Car la logique n'est pas le fort de Ronce-Rose.
Le rapport du mot à la chose, l'arbitraire du signe et tout le tralala linguistique, voilà ce qui l'intrigue. Attendu qu'elle est de la famille d'Alice (celle du pays des merveilles,  patrie préférée du libraire) et de Zazie (celle du métro, pas la chanteuse).
Eric Chevillard, quand il n'imagine pas les mots qui font vivre Ronce-Rose tient une chronique littéraire dans Le Monde. L'une des meilleures sur le marché. Car il ne mâche pas ses mots.
Ce qui fait plusieurs plumes à son chapeau. Pour parler comme Ronce-Rose qui n'est pas née de la dernière pluie et prend les mots à la lettre. Voilà, c'est dit. Ronce-Rose que l'on surnomme
" moulin à paroles " et qui est " blonde comme les blés ", se lit par ailleurs comme un conte d'aujourd'hui.

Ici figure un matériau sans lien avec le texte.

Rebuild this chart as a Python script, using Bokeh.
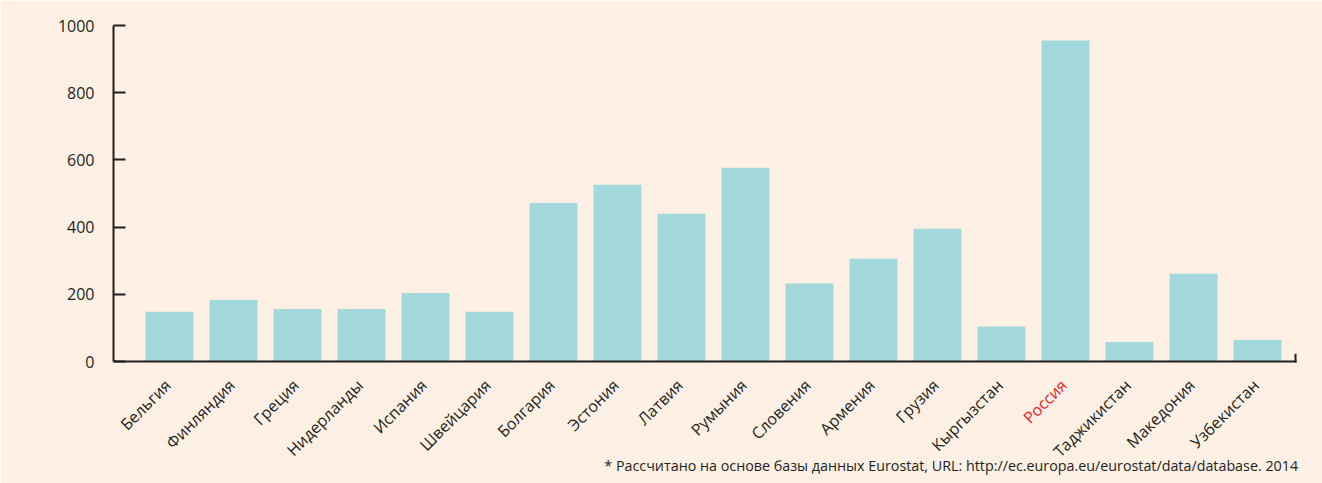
import math
from bokeh.plotting import figure
from bokeh.models import Range1d, FixedTicker, LabelSet, Label, ColumnDataSource
from bokeh.core.properties import value
from bokeh.embed import file_html
from bokeh.resources import INLINE

categories = ["Бельгия", "Финляндия", "Греция", "Нидерланды", "Испания", "Швейцария",
              "Болгария", "Эстония", "Латвия", "Румыния", "Словения", "Армения",
              "Грузия", "Кыргызстан", "Россия", "Таджикистан", "Македония", "Узбекистан"]
values = [148, 183, 156, 156, 204, 148, 472, 526, 440, 577, 232, 306, 395, 104, 955, 58, 261, 64]
highlight = "Россия"
y_ticks = [0, 200, 400, 600, 800, 1000]
footnote = "* Рассчитано на основе базы данных Eurostat, URL: http://ec.europa.eu/eurostat/data/database. 2014"

BG = "#fef0e4"
BAR = "#a3d9dc"
INK = "#231f20"
RED = "#ed1c24"
FONT = "Open Sans"

W, H = 1322, 483
LEFT, TOP = 113, 25
PX_PER_CAT = 64.0
PX_PER_UNIT = 0.336

xs = list(range(len(categories)))
x_start = -0.875
x_end = x_start + (W - LEFT) / PX_PER_CAT
y_end = 1000
y_start = y_end - (H - TOP) / PX_PER_UNIT
axis_end = 17.594

p = figure(width=W, height=H,
           x_range=Range1d(x_start, x_end),
           y_range=Range1d(y_start, y_end),
           x_axis_location=None,
           output_backend="svg", toolbar_location=None,
           min_border_left=LEFT, min_border_right=0,
           min_border_top=TOP, min_border_bottom=0)
p.background_fill_color = BG
p.border_fill_color = BG
p.outline_line_color = None
p.grid.visible = False

src = ColumnDataSource(dict(x=xs, top=values))
p.vbar(x="x", top="top", width=0.75, bottom=0, source=src, fill_color=BAR, line_color=None)

# y axis
ya = p.yaxis[0]
ya.bounds = (0, 1000)
ya.ticker = FixedTicker(ticks=y_ticks)
ya.axis_line_width = 2
ya.axis_line_color = INK
ya.major_tick_line_width = 2
ya.major_tick_line_color = INK
ya.major_tick_in = 12
ya.major_tick_out = 0
ya.minor_tick_line_color = None
ya.major_label_standoff = 19
ya.major_label_text_font = FONT
ya.major_label_text_font_size = "16px"
ya.major_label_text_color = INK
ya.major_label_text_baseline = "top"

# x axis line with end mark
p.segment(x0=[x_start, axis_end], y0=[0, 0], x1=[axis_end, axis_end], y1=[0, 20],
          line_width=2, line_color=INK, line_cap="square")

colors = [RED if c == highlight else INK for c in categories]
lsrc = ColumnDataSource(dict(x=[i - 0.025 for i in xs], y=[-62] * len(xs), text=categories, color=colors))
labels = LabelSet(x="x", y="y", text="text", source=lsrc, angle=math.pi / 4,
                  text_align="right", text_baseline="middle", text_color="color",
                  text_font=value(FONT), text_font_size=value("16px"))
p.add_layout(labels)

note = Label(x=axis_end + 0.04, y=-311, text=footnote, text_align="right",
             text_baseline="middle", text_font=FONT, text_font_size="14.3px", text_color=INK)
p.add_layout(note)

open("out.html", "w").write(file_html(p, INLINE))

Eric Chevillard, L'autofictif à l'assaut des cartels,
L'Arbre vengeur, 224 pages, 15 €

lundi 16 janvier 2017

Esprit es-tu là ?

François de Groiseilliez, L'Art de devenir député
et même ministre par un oisif qui n'est ni l'un
ni l'autre, Librio, 110 pages, 3 €
Cela s'appelle-t-il rentrer sur les chapeaux de roue ? Les lecteurs du blog jugeront. Nous avons trouvé ceci :
" Les champs électoraux se sont immortalisés par plus de défaites que de victoires. Que de vertus rares ne les ont traversés avec amertume ;! Que de réputations brillantes y ont trouvé leur tombeau ! Que de talents, dont à l'avance on assurait le triomphe, y ont vu s'évanouir leur prestige trompeur ! Que der fortunes y ont été inutilement dévorées par les frais de la guerre ! Des champions terrassés et pour toujours mis hors de combat, des armes brisées, des masques arrachés du front de l'hypocrisie, des brochures déchirées, des journaux ensanglantés, le fouet du ridicule achevant les vaincus, et quelquefois même sévissant contre les vainqueurs, voilà souvent le triste spectacle qu'offre aux yeux de la France affligée le champ de bataille d'une élection. "
Ces lignes sont signées François de Groiseilliez, qui naquit en 1807 et mourut en 1887 (oui, il y a fort, fort longtemps) et dont le libraire n'avait oncques entendu parler. Son livre est intitulé L'Art de devenir député et même ministre par un oisif qui n'est ni l'un ni l'autre. Il paraît dans la collection Philosophie de chez Librio. Le libraire hésite à le classer au rayon humour. Demandez-lui.
Au rayon philosophie, et nulle part ailleurs, vous trouverez un plaidoyer en faveur de Schopenhauer (1788-1860) par Michel Houellebecq qui nous révèle être tombé raide dingue un jour à la bibliothèque de l'auteur du Monde comme volonté et comme représentation (1819) " En quelques minutes, tout a basculé. " Les éditions de L'Herne proposent le coup de foudre.